AS INNOVATIVE AS IT IS, PACE isn’t new; in fact, the program exists in 35 other communities. It began 36 years ago in San Francisco’s Chinatown–North Beach community, and that’s when Er-O’Connor began her association with it, joining the center right out of college as a recreational therapist. At the time, her father, who lived in San Diego, had to be placed in a nursing home for a while, an experience that stuck with Er-O’Connor. “It broke my heart to see him there,” she says.
When that first PACE center opened in 1973, one of the nation’s few adult day centers, it was known as On Lok Senior Health Services. (“On lok” is Cantonese for “peaceful, happy abode.”) A year later, On Lok was receiving Medicaid reimbursement for services. Over the next several years the center expanded its offerings, receiving a federal grant in 1979 to further develop its model for delivering long-term care.
The program was renamed and designated by the federal government as a demonstration project. Eight years ago, says Er-O’Connor, it became a permanent, federally and state-funded program. The state legislature mandated a minimum of 10 PACE programs throughout California, but that’s easier said than done, says Cheryl Wilson, CEO of St. Paul’s Retirement Homes Foundation. Wilson has led the effort over the last seven and a half years to obtain approval from the state to bring PACE to San Diego. It was a grueling process.
After setting up PACE, Wilson and others prepared the application for state approval. But the Office of Long Term Care—short of staff and underfunded— abruptly stopped processing applications. Frustrated, Wilson began lobbying legislators to get things moving again.
“We started working with Dede Alpert, who at the time was our state senator. And she made inquiries, as did some of the county supervisors and the mayor, who all wrote letters on our behalf,” says Wilson.
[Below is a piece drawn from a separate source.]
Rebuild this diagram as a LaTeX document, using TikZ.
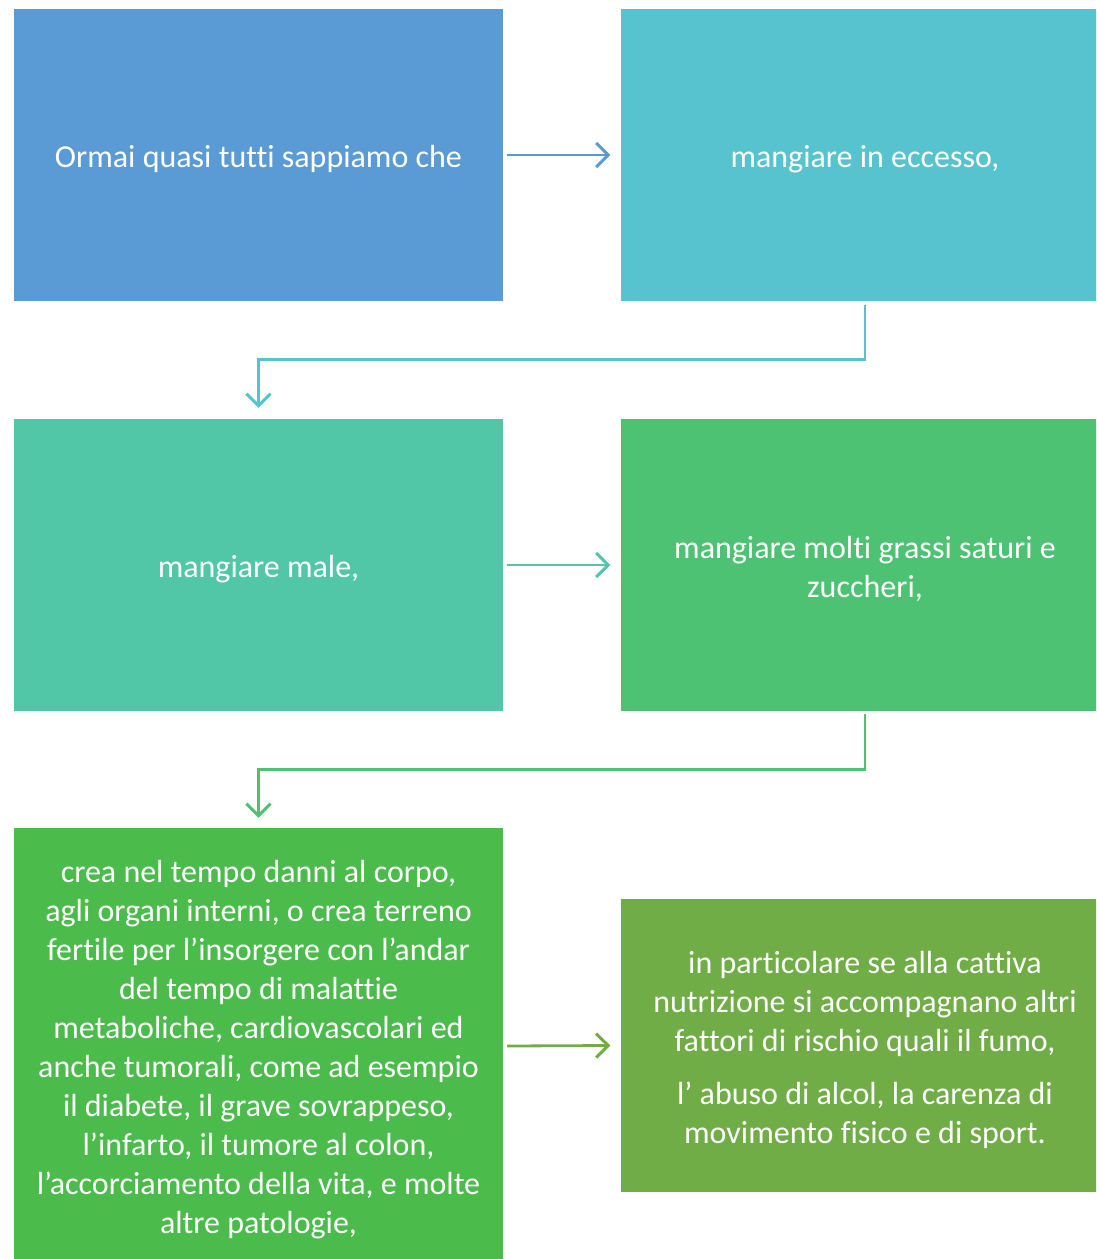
\documentclass[tikz,border=0pt]{standalone}
\usepackage{fontspec}
\setmainfont{Carlito}[Ligatures={NoCommon}]
\usetikzlibrary{arrows.meta}
\definecolor{cA}{HTML}{5B9BD5}
\definecolor{cB}{HTML}{56C3CE}
\definecolor{cC}{HTML}{52C7A8}
\definecolor{cD}{HTML}{4DC272}
\definecolor{cE}{HTML}{4BBB4B}
\definecolor{cF}{HTML}{70AD47}
\tikzset{
  box/.style={rectangle, draw=none, minimum width=489pt, minimum height=292pt, inner sep=0pt},
  txt/.style={inner sep=0pt, text=white, align=center, font=\fontsize{32}{39}\selectfont},
  arr/.style={line width=2.8pt, -{Straight Barb[length=12pt,width=24pt,line width=3pt]}}
}
\begin{document}
\begin{tikzpicture}[x=1pt,y=-1pt]
\path[use as bounding box, clip] (0,0) rectangle (1096,1259);
\node[box, fill=cA] (b1) at (258.5,155) {};
\node[box, fill=cB] (b2) at (865,155) {};
\node[box, fill=cC] (b3) at (258.5,565) {};
\node[box, fill=cD] (b4) at (865,565) {};
\node[box, fill=cE, minimum height=436pt] (b5) at (258.5,1046) {};
\node[box, fill=cF, minimum height=293pt] (b6) at (865,1045.5) {};
\node[txt] (t1) at ([yshift=-4pt]b1.center) {Ormai quasi tutti sappiamo che};
\node[txt] (t2) at ([yshift=-4pt]b2.center) {mangiare in eccesso,};
\node[txt] (t3) at ([yshift=-4pt]b3.center) {mangiare male,};
\node[txt] (t4) at ([yshift=-4pt]b4.center) {mangiare molti grassi saturi e\\zuccheri,};
\node[txt] (t5) at ([yshift=-4pt]b5.center) {crea nel tempo danni al corpo,\\agli organi interni, o crea terreno\\fertile per l’insorgere con l’andar\\del tempo di malattie\\metaboliche, cardiovascolari ed\\anche tumorali, come ad esempio\\il diabete, il grave sovrappeso,\\l’infarto, il tumore al colon,\\l’accorciamento della vita, e molte\\altre patologie,};
\node[txt] (t6) at ([yshift=-4pt]b6.center) {in particolare se alla cattiva\\nutrizione si accompagnano altri\\fattori di rischio quali il fumo,\\[14pt]l’ abuso di alcol, la carenza di\\movimento fisico e di sport.};
\draw[arr, draw=cA] ([xshift=4pt]b1.east) -- ([xshift=-10pt]b2.west);
\draw[arr, draw=cB] ([yshift=-4pt]b2.south) -- ([yshift=-58pt]b2.south) -| ([yshift=11pt]b3.north);
\draw[arr, draw=cC] ([xshift=4pt]b3.east) -- ([xshift=-10pt]b4.west);
\draw[arr, draw=cD] ([yshift=-3pt]b4.south) -- ([yshift=-58pt]b4.south) -| ([yshift=10pt]b5.north);
\draw[arr, draw=cF] ([xshift=4pt]b5.east) -- ([xshift=-10pt]b6.west);
\end{tikzpicture}
\end{document}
Finally, after an appeal to Governor Schwarzenegger and the intervention of state Senator Denise Ducheny, applications are again being processed.
Ducheny put the Department of Health Services (which includes the Office of Long Term Care) under intense questioning. “We discovered they had many PACE applications pending; they just didn’t have the staff they needed,” she says. Funding was provided for additional staff, and the application processing was restarted.
“I think the hearing helped them see that the legislature thinks PACE is an important program,” says Ducheny. “The idea of all-inclusive care and the ability to stay at home is better for the patient and also better for the state, because it costs less than serving people in a nursing home.”
So far, things at the state level are moving along, says Wilson. The first three chapters of her 10-chapter application have been approved. Now the biggest hurdle the program faces is financing. “We need $1.5 million more to have enough in our reserve fund to begin operating,” she explains. Right now the program has $750,000, and raising the rest won’t be easy.
Metzdorf says fund-raising for the elderly is the toughest part of his job, because people don’t want to think about them. “The elderly are the throw-away generation,” he says. “Which is ironic, because we are all headed in the same direction.”